While the L.A. Live area has its fun share of watering holes (Rivera, Cana, Corkbar... maybe the Trader Vic's if I feel tiki-ish,) slightly trickier is finding a decent, moderately price place to eat (gotta have something to soak up all that alchy, right?) So I was pretty stoked to be invited to check out L.A. Market, the downtown outpost of Kerry Simon's restaurant empire. I had a few bites before at his other restaurant in town, Simon L.A. near the Beverly Center, and I could see how this type of cuisine ("modern American cooking with California flair") would work in L.A. Live complex. It appeals to both challenging and conservative palates by being a bit sassy contemporary while paying nostalgic homages to classic American dishes, plus a nod to Southern comfort cooking with Hell's Kitchen winner Nona Sivley taking charge.
For me, the updated classics menu worked pretty well . . . whether in the form of a braised short rib (pictured above), or brick-pressed and roasted chicken, the classic rib-eye steak or even a simple wedge salad (the last being an extra hard sell for me since I generally loathe salads I have to use a knife on,) my general impression is that it tasted like something prepped and cooked in a person's home kitchen with lots of meticulous TLC. The chicken was wonderfully moist with little smoky, crackly caramelized pieces where the bird meats the brick, the steak was juicy, beefy medium-rare, and the tender, flavorful short rib just falls apart with little fork effort.
At the same time, there were little culinary twists and spins reminding me that this is a slightly elevated meal with dabs and touches of creativity. For example, the ribeye above was accompanied by a gorgonzola polenta, with a bleu-y pungency just assertive enough to add a little zing to the overall equation without detracting from the steak. In a similar vein, the chicken was served atop a bed of farro, which soaked up all that delicious poultry & citrus jus while retaining a fun & firm & slightly-'poppity' texture. A definite upgrade overall the standard potato and rice starches, and I love how it inspires me to be a little bit more experimental in cooking too.
There are also a few dishes that harken to California's take on sushi, such as the tuna dynamite stack above with lump crab meat, tobiko plus dynamite & teriyaki sauces -- and the sushi pizza topped with wasabi cream, lump crab meat, raw tuna, avocado and fresh greens. Sushi purists will definitely scoff at dishes like these, but I found them enjoyable for what they are -- it's not oversauced and you can still taste the seafood, and perfectly fine fusion-y starters to split while waiting for the mains.

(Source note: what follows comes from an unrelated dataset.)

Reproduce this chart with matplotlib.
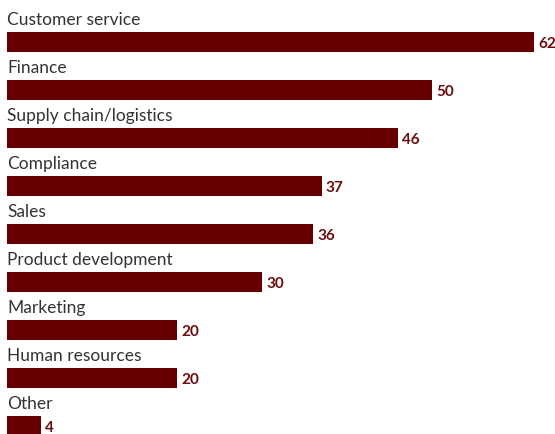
import matplotlib.pyplot as plt

categories = ["Customer service", "Finance", "Supply chain/logistics", "Compliance",
              "Sales", "Product development", "Marketing", "Human resources", "Other"]
values = [62, 50, 46, 37, 36, 30, 20, 20, 4]

BAR_COLOR = "#660000"
LABEL_COLOR = "#333333"
VALUE_COLOR = "#6b0d0d"

plt.rcParams['font.family'] = ['Lato', 'DejaVu Sans']

fig = plt.figure(figsize=(5.55, 4.35), dpi=100)
ax = fig.add_axes([0, 0, 1, 1])

# pixel-based layout: 8.5 px per unit, rows 48 px apart
px_per_unit = 8.5
row = 48.0
ax.set_xlim(-7 / px_per_unit, (555 - 7) / px_per_unit)
ax.set_ylim((435 - 43) / row, -43 / row)

pos = list(range(len(categories)))
ax.barh(pos, values, height=20 / row, color=BAR_COLOR, left=0)

for i, (cat, v) in enumerate(zip(categories, values)):
    ax.text(0, i - 18 / row, cat, ha="left", va="baseline",
            fontsize=12.5, color=LABEL_COLOR)
    ax.text(v + 4 / px_per_unit, i + 1 / row, str(v), ha="left", va="center",
            fontsize=11, fontweight="bold", color=VALUE_COLOR)

ax.axis("off")
fig.savefig("out.png", dpi=100)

But my favorite appetizer of that night was gnocchi with lump crab meat in a truffle-parmesan cream sauce... despite the bland color, it tasted anything but. The crab was firm and sweet, the dumplings were impeccably fluffy, and that aromatic, velvety sauce struck that perfect balance of being rich and delicate; like the gorgonzola in the polenta, the truffle in the sauce was a nice subtle accent without dominating the whole dish.
While Kerry Simon restaurants' signature dessert (or desserts rather) is the junk food platter, a mega-sized plate of recreated and updated childhood cavity creaters, I actually preferred the more subtle and sophisticated "Taste of Georgia" with a sublime pecan ice cream and smooth, silky brulee'd banana custard pudding. Still, the junk food platter remains a "gotta try at least once" kind of things (esp. if you have a group of sugar-hankering friends with you, it's definitely made for 2 or more.)
Overall, the meal I had was solid, with a few standout superb dishes, and I would definitely return to nosh on some of fave items (the gnocchi, the chicken, the banana pudding) while checking out some of their other modern comfort fare, esp. when they start switching up the menu to reflect the fruits and veggies in season. Of course, they better not rotate the gnocchi out, or there might be a mutiny amongst the diners!
What Do Others Say?
- Darin Dines thinks Chef Sivley "brings a fresh perspective to the menu, and it’ll be interesting to see how her Southern roots blend with Chef Simon’s modern fare."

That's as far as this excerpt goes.